As the city seeks to improve capabilities that will allow for increased connectivity and improved city systems, it must also have a role in ensuring the infrastructure is there to support it, Baltimore City CIO Frank Johnson said at a hearing on Wednesday night. The city contracted consulting firm CTC Technology and Energy, to look at how the city itself can play a role in providing internet service
“All of these things are critically dependent on a robust citywide network. If you’re following the national dialogue on this, it’s obvious that communities like ours cannot be solely dependent on industry to build, operate and manage that capability for us. We need to take much more control of our communications destiny if we want to achieve everything outlined in this plan,” Johnson said, referring to a separate, five-year tech transformation plan released by the Baltimore City Office of Information and Technology last year.
The broadband study is not yet complete, with a final version expected in the spring. It was officially called for in a resolution as part of a series of measures on digital connectivity introduced last year by City Council President Bernard C. “Jack” Young. Others focused on the city’s conduit system, and net neutrality.
At the hearing, CTC President Joanne Hovis discussed key points of the plan.
“We are particularly focused on dual goals of economic opportunity and inclusion, and what digital infrastructure means for those goals,” said Hovis.
The work so far is prioritizing how fiber can play a role in extending internet service to residents who currently struggle to afford it, as well as small businesses that currently have lower levels of service, Hovis said. CTC is also looking at existing fiber assets, and plans to make recommendations regarding how they can be used and maximized. Hovis said the city could also play a role in piloting new 5G technology in low-income areas or public housing. They’re also looking to make recommendations around a business plan and financing for such a network. The master plan that’s ultimately produced will lay out options, and include an evaluation of benefits and risks.
As Councilmembers referenced during the hearing, it’s not the first time broadband plans have been discussed by the City Council.
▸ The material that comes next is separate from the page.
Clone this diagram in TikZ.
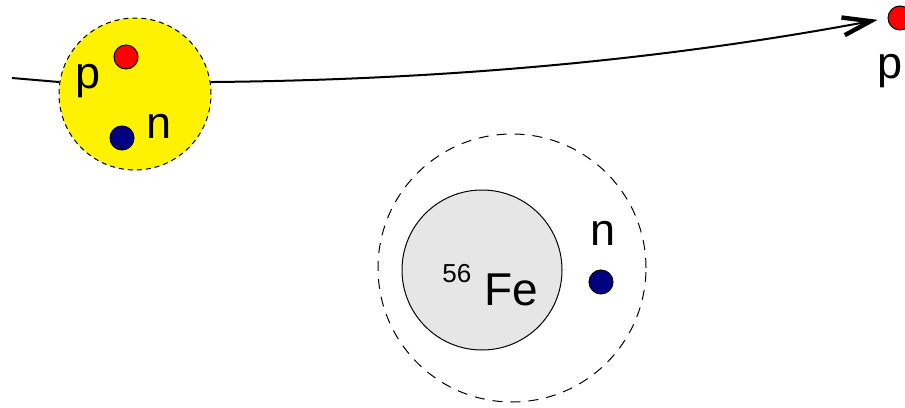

There were recommendations in a 2015 report from the Smarter City task force, and they’ve looked at the city’s assets and needs. Johnson said this master plan, as well as additional work currently underway by a community-based council on smart cities, is taking all past plans into consideration and ultimately aiming to work on how the strategies can be implemented.
During public comments, speakers pointed to a desire to have more choice of broadband providers in the city, and increase access.
“As we talk about this, we need to connect it to the people. People are really unhappy with the current state. There are certainly other importantly issues in this city, which I recognize, but they’re all actually connected to broadband,” said Philip Spevak, who has advocated for alternatives to existing options as the founder of the Baltimore Broadband Coalition. Spevak also talked about the importance of improving broadband for healthcare, turning words to action. Having seen a variety of city efforts to address the issue (over four city CIOs), Spevak said he is “most optimistic” about the current process that’s underway.
Stressing the importance of spreading access for all citizens, Adam Bouhmad talked about the role of net neutrality in the conversation.
“As we continue the multi-pronged effort to provide access to these homes, I think we must also ensure that the people also have access to services online, and it’s not necessarily the companies that they pay to get online that control what applications, what websites they have access to,” he said.